A I love when 70-something men write me about their erections! It’s so encouraging. I certainly hope to one day have a senior partner with wonderful erections (though preferably not until I am a senior myself). It’s totally normal that it takes you, at 78, a long time to ejaculate and/or reach orgasm. As men age, their refractory period—the time from one ejaculation to the ability to have the next—tends to lengthen. Some men find it difficult to ejaculate more than once a day and others need to wait a few days for tension to build again. So long as it’s pleasurable for you and your partner, and you don’t let the confusion turn into frustration for either of you, then it can be fun to play without the expectation of orgasm. In fact, it’s a lesson that many younger people could serve to learn—not to let the expectation of orgasm get in the way of a fun naked romp in the sheets.

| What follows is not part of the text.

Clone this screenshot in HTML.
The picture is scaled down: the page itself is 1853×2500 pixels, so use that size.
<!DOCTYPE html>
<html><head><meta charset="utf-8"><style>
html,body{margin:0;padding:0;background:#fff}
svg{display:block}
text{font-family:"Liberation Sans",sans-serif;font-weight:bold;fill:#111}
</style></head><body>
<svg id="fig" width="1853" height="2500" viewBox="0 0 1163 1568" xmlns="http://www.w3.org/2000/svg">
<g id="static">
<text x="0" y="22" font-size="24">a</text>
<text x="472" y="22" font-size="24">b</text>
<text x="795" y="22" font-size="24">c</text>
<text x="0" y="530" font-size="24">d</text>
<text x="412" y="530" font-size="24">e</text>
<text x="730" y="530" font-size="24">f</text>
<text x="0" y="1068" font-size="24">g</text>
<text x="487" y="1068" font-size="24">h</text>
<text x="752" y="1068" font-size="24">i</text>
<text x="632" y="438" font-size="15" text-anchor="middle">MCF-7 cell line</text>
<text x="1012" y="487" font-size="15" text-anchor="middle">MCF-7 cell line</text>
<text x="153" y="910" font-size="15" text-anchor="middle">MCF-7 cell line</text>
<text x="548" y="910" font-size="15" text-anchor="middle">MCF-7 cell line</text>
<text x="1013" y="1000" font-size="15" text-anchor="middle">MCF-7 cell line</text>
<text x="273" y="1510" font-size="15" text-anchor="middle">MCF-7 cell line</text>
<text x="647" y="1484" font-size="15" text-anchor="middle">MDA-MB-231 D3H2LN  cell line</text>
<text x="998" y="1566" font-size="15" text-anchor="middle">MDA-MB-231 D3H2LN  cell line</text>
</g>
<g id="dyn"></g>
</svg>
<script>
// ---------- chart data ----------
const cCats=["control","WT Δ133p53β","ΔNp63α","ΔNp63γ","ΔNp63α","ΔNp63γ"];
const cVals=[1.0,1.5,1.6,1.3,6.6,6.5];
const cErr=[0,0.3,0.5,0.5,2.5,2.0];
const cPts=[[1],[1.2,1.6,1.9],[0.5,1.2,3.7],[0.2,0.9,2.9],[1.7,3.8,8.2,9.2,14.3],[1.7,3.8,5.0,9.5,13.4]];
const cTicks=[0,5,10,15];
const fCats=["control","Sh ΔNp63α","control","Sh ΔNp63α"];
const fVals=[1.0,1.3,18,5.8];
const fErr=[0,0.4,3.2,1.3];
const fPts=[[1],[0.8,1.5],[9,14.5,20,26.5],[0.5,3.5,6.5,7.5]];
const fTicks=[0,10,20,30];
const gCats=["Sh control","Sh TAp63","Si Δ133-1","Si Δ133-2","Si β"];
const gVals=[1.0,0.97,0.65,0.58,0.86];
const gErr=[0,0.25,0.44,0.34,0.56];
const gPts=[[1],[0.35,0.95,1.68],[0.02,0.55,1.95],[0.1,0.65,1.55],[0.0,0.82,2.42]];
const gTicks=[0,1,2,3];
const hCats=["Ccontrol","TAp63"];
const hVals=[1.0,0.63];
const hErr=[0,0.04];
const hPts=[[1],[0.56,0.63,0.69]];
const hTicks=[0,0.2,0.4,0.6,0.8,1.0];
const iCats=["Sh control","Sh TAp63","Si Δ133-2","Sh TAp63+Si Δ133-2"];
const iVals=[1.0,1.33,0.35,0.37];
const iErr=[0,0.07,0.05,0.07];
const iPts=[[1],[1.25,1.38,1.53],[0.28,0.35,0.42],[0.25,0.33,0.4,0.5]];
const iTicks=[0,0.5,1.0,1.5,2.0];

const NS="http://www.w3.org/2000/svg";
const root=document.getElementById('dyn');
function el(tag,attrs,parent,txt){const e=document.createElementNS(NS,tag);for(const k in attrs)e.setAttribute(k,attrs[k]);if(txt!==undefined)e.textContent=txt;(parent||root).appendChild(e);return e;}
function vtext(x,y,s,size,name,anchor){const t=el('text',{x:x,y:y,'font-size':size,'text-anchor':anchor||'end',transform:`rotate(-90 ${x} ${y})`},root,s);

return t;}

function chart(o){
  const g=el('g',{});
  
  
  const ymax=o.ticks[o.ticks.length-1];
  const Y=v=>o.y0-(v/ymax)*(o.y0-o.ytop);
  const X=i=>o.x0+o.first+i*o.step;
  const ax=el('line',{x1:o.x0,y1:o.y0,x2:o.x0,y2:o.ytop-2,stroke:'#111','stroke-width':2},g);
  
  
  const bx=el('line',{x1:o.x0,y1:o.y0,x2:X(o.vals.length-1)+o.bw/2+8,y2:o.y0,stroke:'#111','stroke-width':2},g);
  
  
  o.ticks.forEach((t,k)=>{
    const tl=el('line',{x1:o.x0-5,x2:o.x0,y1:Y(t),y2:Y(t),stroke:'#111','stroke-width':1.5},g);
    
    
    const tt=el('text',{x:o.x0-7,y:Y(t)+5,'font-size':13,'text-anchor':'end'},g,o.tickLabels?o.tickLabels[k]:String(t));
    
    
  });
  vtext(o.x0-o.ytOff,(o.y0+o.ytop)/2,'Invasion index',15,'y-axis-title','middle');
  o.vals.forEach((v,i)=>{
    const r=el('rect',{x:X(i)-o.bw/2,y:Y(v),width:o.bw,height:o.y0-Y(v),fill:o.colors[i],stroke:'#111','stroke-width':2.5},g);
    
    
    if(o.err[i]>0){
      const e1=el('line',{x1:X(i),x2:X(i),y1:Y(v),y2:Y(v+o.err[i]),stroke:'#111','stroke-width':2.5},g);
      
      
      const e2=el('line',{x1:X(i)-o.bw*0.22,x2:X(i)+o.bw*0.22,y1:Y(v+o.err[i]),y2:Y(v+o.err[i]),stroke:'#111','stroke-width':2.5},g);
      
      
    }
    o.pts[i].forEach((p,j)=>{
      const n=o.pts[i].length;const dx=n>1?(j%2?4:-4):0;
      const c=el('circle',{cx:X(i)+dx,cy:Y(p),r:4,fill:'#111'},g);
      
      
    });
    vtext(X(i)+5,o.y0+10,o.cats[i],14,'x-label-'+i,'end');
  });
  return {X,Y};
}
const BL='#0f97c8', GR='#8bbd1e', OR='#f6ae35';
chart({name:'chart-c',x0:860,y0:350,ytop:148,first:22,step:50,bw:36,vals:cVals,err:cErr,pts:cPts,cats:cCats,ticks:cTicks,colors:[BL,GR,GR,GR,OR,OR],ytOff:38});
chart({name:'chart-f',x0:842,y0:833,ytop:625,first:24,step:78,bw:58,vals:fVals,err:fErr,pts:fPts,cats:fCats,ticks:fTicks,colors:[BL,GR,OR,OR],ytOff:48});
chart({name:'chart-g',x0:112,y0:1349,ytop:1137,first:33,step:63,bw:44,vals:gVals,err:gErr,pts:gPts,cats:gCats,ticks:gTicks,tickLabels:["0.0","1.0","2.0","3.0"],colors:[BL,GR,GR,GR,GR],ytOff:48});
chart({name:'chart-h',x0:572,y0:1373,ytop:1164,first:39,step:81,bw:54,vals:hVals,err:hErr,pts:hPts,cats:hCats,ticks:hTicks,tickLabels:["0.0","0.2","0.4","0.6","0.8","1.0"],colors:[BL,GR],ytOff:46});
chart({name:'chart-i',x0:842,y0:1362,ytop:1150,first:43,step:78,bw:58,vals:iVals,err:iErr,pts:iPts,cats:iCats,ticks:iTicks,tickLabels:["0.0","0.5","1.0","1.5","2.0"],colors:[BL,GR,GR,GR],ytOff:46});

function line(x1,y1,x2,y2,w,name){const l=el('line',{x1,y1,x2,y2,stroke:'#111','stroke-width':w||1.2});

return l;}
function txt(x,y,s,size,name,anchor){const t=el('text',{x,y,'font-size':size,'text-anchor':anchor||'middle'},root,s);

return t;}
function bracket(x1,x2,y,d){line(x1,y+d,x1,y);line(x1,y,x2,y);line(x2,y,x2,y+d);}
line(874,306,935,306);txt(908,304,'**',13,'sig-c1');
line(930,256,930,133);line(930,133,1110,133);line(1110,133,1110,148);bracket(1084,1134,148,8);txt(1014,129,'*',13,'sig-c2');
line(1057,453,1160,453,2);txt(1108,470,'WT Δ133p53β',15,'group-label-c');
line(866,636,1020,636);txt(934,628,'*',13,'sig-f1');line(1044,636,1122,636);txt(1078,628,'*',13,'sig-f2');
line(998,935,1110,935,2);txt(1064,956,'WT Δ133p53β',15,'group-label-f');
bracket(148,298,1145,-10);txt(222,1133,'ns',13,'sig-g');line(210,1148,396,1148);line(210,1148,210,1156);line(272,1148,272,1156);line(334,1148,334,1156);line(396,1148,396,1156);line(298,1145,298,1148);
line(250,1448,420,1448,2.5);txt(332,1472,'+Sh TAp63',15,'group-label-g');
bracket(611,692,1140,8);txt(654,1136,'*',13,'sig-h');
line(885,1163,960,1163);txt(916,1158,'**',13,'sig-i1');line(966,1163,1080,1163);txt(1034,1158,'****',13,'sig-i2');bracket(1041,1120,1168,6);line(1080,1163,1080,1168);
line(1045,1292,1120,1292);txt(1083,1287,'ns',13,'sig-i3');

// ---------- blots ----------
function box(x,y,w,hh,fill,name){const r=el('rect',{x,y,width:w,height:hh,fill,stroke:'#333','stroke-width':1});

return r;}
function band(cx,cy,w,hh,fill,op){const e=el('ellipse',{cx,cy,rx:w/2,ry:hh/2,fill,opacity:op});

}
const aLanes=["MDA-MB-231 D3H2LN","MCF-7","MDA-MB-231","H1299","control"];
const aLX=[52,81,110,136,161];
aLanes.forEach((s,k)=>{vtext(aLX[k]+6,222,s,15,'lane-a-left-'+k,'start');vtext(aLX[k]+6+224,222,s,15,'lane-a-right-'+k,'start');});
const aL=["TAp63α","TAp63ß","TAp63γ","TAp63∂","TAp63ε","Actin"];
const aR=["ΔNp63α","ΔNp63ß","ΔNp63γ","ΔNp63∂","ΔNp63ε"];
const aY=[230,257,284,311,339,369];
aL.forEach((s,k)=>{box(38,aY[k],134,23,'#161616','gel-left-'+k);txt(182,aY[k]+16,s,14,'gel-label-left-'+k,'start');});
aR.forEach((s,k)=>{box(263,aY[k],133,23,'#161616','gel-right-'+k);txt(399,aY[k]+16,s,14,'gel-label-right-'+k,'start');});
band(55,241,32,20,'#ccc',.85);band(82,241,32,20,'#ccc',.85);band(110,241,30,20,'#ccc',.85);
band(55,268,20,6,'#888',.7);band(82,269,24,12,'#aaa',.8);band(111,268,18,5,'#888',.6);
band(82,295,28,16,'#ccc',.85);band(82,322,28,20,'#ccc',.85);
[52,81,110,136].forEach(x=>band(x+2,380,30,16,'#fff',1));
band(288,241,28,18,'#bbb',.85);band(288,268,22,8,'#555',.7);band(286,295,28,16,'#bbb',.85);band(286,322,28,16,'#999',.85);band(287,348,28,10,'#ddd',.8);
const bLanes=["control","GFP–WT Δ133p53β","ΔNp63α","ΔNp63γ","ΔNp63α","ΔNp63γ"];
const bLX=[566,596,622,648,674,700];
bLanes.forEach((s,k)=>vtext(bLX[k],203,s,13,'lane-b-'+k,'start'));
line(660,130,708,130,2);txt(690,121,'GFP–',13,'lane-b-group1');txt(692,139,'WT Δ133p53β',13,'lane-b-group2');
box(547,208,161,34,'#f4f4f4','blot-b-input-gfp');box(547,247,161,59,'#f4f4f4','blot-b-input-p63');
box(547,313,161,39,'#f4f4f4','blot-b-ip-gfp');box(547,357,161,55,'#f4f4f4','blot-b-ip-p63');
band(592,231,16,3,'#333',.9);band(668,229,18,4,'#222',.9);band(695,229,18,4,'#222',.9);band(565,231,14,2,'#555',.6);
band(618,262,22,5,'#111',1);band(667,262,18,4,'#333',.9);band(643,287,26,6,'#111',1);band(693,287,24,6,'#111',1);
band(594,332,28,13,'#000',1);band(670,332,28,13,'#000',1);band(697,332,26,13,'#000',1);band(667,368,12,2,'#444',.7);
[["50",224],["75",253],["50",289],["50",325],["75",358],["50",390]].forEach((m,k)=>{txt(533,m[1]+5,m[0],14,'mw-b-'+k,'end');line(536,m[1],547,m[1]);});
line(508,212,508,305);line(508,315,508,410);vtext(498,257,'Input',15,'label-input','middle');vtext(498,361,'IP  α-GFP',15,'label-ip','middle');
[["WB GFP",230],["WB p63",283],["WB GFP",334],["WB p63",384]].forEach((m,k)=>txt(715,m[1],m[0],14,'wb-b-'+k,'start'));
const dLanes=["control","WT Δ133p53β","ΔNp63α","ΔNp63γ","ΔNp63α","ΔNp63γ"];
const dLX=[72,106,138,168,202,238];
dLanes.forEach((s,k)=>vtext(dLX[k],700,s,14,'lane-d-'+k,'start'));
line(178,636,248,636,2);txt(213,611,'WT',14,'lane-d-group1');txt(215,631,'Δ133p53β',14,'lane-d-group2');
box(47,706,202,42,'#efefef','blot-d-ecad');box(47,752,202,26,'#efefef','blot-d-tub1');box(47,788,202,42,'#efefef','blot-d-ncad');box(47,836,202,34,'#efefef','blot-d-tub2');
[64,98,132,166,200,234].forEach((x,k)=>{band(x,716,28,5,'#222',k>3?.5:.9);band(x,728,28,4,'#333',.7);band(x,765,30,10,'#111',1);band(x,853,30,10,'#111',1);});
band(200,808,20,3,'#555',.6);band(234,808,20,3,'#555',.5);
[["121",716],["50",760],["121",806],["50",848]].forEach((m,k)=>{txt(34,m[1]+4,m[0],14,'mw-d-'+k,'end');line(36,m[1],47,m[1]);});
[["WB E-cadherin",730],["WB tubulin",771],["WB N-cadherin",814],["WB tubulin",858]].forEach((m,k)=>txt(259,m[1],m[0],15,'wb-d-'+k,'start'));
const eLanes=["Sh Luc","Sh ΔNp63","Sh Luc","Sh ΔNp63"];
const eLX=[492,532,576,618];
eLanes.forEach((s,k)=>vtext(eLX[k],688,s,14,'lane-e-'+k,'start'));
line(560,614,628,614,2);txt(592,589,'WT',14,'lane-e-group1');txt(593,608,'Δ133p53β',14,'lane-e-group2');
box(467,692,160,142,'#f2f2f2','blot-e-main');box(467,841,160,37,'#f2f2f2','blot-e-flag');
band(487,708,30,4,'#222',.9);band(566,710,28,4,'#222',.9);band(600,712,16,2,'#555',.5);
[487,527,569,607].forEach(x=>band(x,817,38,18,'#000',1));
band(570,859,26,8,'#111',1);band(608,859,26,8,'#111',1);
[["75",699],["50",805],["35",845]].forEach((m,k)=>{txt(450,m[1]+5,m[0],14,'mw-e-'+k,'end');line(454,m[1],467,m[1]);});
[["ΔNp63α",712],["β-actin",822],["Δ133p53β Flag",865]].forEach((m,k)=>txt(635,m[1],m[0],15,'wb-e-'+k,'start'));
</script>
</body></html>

Q My wife and I have recently discovered the pleasures of anal play, for me. What is the best means for cleaning the anal cavity?
A Some people just poop first and that’s it—no special cleaning required. And of course they steer clear of “messy poop” meals on days they are likely to engage in anal play, because who wants to stick something in there only to get a lot of poop on their fingers or tongue or sex toy? (That doesn’t often happen, but let’s just say it’s not unheard of, either.) Other people clean things out with an enema, often going with a water enema rather than anything chemical (many homemade enema “recipes” that are on the Internet are not safe). As enemas are used for medical purposes, too, enema bulbs can be found in drugstores (and on Internet drugstores). You can also sometimes find enema kits in adult bookstores where you can also find butt plugs, vibrating butt plugs, anal beads and other fun anal-sex toys. Anal-sex books are also widely available. With toys, you’ll want to opt for toys with a wider base to reduce the risk that they’ll get “lost” out of reach in the rectum. A recent study we conducted at Indiana University about lubricant use found that water-based lubricant was more pleasurable for anal sex than silicone-based lubricant, so a gloppy water-based product may be a good option. I’m glad you two have stumbled upon something fun.